The best strategies first help you identify what really matters to you in life.
Fam Pract Manag. 2002 Mar;9(3):64.
Many of the time management tips we experts have been recommending over the years simply aren’t effective anymore. For example, “prioritize your to-do list by A, B and C”? Chances are slim to none that you’ll ever get to the Cs. Technology has quickened the pace of our lives to the point that we can’t possibly do it all. Lag time has virtually disappeared. People expect answers now, not next week. So what can you do?
Find your 20 percent
One of the best time management techniques I can offer you is to help you make some decisions about how you really want to use your time. The old 80/20 rule of time management, which says that 20 percent of your efforts produce 80 percent of the results you want, is more relevant than ever today. [See “The 80/20 Rule of Time Management,” FPM September 2000, page 76.] The trick to having ongoing satisfaction is to focus on the things you value most – your “20 percent.”
To identify your 20 percent, ask yourself what aspects of your professional and personal life have the most value to you. Write down your answers as a reminder to yourself. For Gordon Moore, MD, the doctor-patient interaction is the foundation of the excellent patient care he wants to provide [see page 25]. He designed his new practice around that value, and his satisfaction has risen dramatically.
Once you’ve identified your 20 percent, the next step is to start prioritizing your life so that you can spend the majority of your time doing what’s important to you. This requires getting rid of what’s not essential. For example, is serving on that committee something you could give away and not miss? When faced with requests for your time, ask yourself if the task aligns with your 20 percent. If it does, it’s important to you and you need to be doing it. If it doesn’t, start saying “no” without guilt. Of course, you’ll never be able to get rid of every task that’s not in your 20 percent. But you can (and should!) negotiate requests on your time so that the tasks that are most important to you don’t always get put on the back burner. [See “Protecting the Time You’ve Got,” FPM July/August 2001, page 60.]

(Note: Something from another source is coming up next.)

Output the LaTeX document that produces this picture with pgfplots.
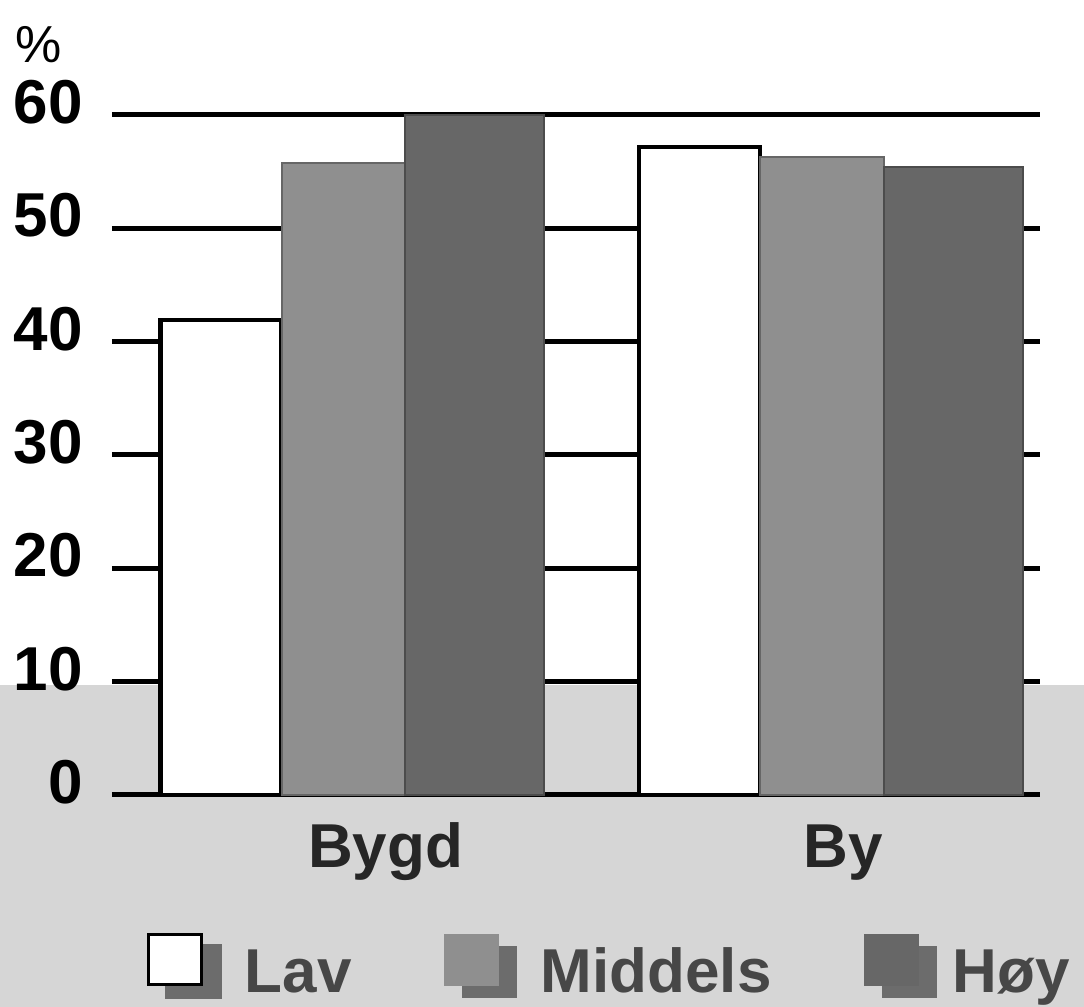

Once you’ve decided what to devote your time to, commit yourself to being “in the moment” as you do those things. In other words, show up physically and emotionally. The many pressures on our time have taken this natural ability away from us. That’s unfortunate, since it’s probably what your patients – and very likely, your family – want from you more than anything else. Being in the moment, or “showing up,” is difficult, but it will increase your satisfaction with life. How do you do it? First of all, you have to want to show up. Then, you have to focus your energy on it and practice it often.
For example, when I speak on time management, I use the few minutes preceding my talks to learn the names of as many people in the audience as I can, and then I call people by name throughout my presentation. In addition to being an effective communication technique (it shows I’m interested in that person and often stimulates that person’s interest in what I have to say), it’s my way of “showing up” and putting myself in the moment. It forces me to be fully engaged with the people and events going on around me and keeps me from just going through the motions.
This technique works as well one-on-one as it does with an audience. Most of you probably greet your patients by name when you enter the exam room, but how many of you repeat the patient’s name throughout the exam? You may want to try doing this several times throughout your next patient visit.
Today we live in a world where there is too much to do and never enough time to do it. So why not let go of the notion that one day all the “C” items on your to-do list are finally going to get done? Instead, focus your energies on determining what is most important to you and manage your time accordingly. Only then can you really begin to manage your time and find more satisfaction in your life.